Giving blood is an important part of my life. I'm humbled by the idea that parting with a pint or two here and there can help others get through the worst day of their lives.
And frankly, selfishly, it feels good to feel 'healthy', that my body has something of value for others. That's not a message that gay men get often enough.

At this point, some of you may be shouting at the screen, wondering how I could be so irresponsible as to endanger the blood supply. I've seen what HIV can do. I've lost friends to it. I've seen what the meds can do. Believe me, I'm under no illusion that HIV is something minor. Sure it's treatable, perhaps even managable at this point, but I could never live with myself if I thought there was even a fraction of a chance I could give HIV to someone through a blood donation.
At the same time, the rule that the blood donation system used is ridiculous - permanent deferment for any man who has had sex with a man since 1978.

So, I had to make up my own rules. I decided to go with six months since last having sex, and then an HIV test just to make sure, before allowing myself to donate.
I guess I have sex so infrequently that waiting six months isn't a big deal. There were even a few opportunities I passed up because my (secret) identity as a blood donor wasn't worth putting on hold.

Speaking of secret identities, it was quite jarring to go back into the closet to give blood. And to stay in the closet about being a blood donor everywhere else. I wanted to ask for the pink gauze to wrap up my arm after the donation, but had to bite my tongue. I had to make sure I wore the t-shirts that they give you inside out, and I couldn't accept as a gift in exchange for donation anything that would visibly associate me with being a donor.

I frequently struggled with who, how and when to "come out" as a donor in the rest of my life. Half of me wanted to come out fully and fight against the injustice of the gay donor ban. Half of my wanted to fly under the radar and help as many people anonymously as I could with my donations. I can't say I ever felt like I made the "right" choice there, often flying a bit close to the sun trying to do both at once.

For those members of my family, my friends, my coworkers, I'm sorry I didn't feel comfortable coming out to you as a blood donor - I hope you won't feel betrayed that I kept this to myself. And of course to the nurses at the dontation centers I've given at, I apologize for lying right to your face.
But to the mucky-mucks at the FDA - screw you. You've made my life uncomfortable and duplicitous and prevented many valuable donations from being received by others.

Gentle readers, I'm curious to hear your thoughts.

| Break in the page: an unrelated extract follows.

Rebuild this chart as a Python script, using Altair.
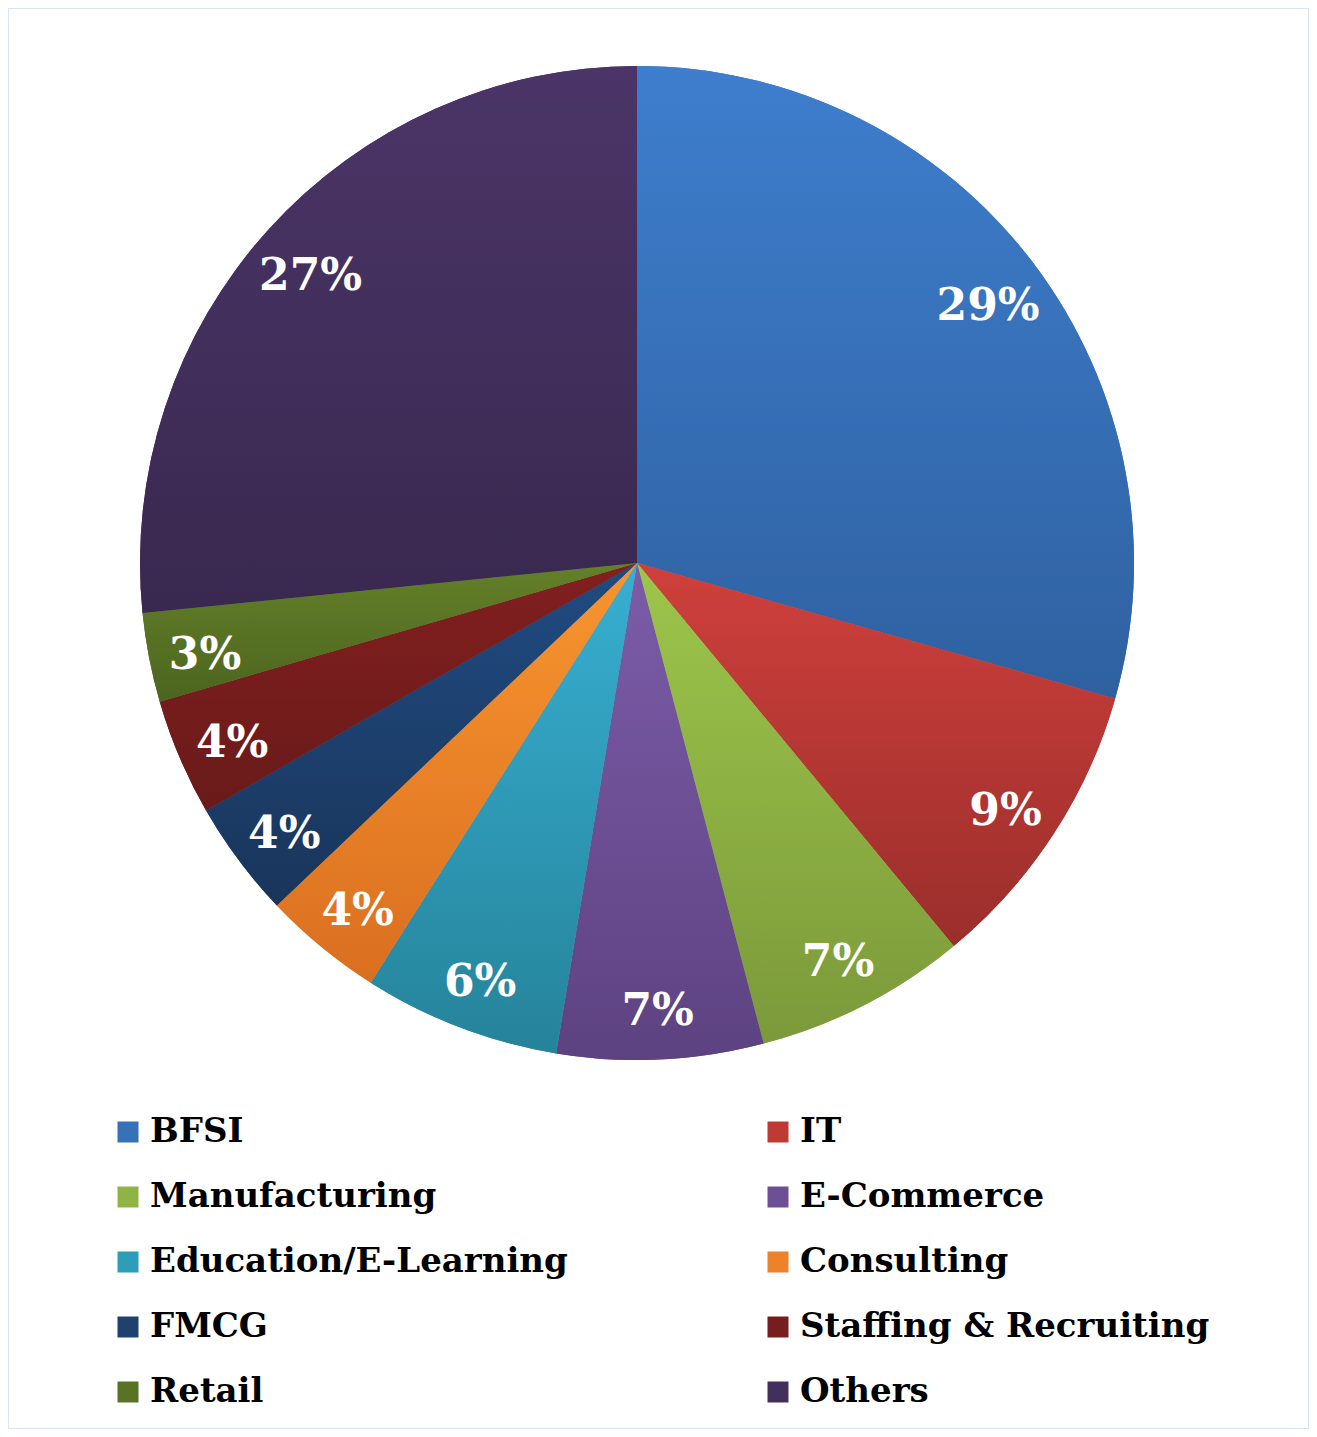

  1. I'm right there with you. Although the deferment language ostensibly focuses on behavior rather than identity, in reality it perpetuates the craziness of the early AIDS years where people talked about "being gay" as a risk factor rather than focusing on behaviors. I actually had a dream last night where I was explaining to someone that identifying as lesbian didn't mean you had a lower risk of HIV, using that study from the 80s about the high percentage of female sex workers in Providence who identified as lesbian! The permanent deferment rule is particularly galling since it's so clearly an attempt to compensate for how long it took the blood bank community to put reasonable safeguards in place. They went from refusing to take reasonable precautions to taking unreasonable precautions.

  2. Thank you for lying, and doing what was right. The laws, regarding this matter, are backwards, and are doing nobody any favors.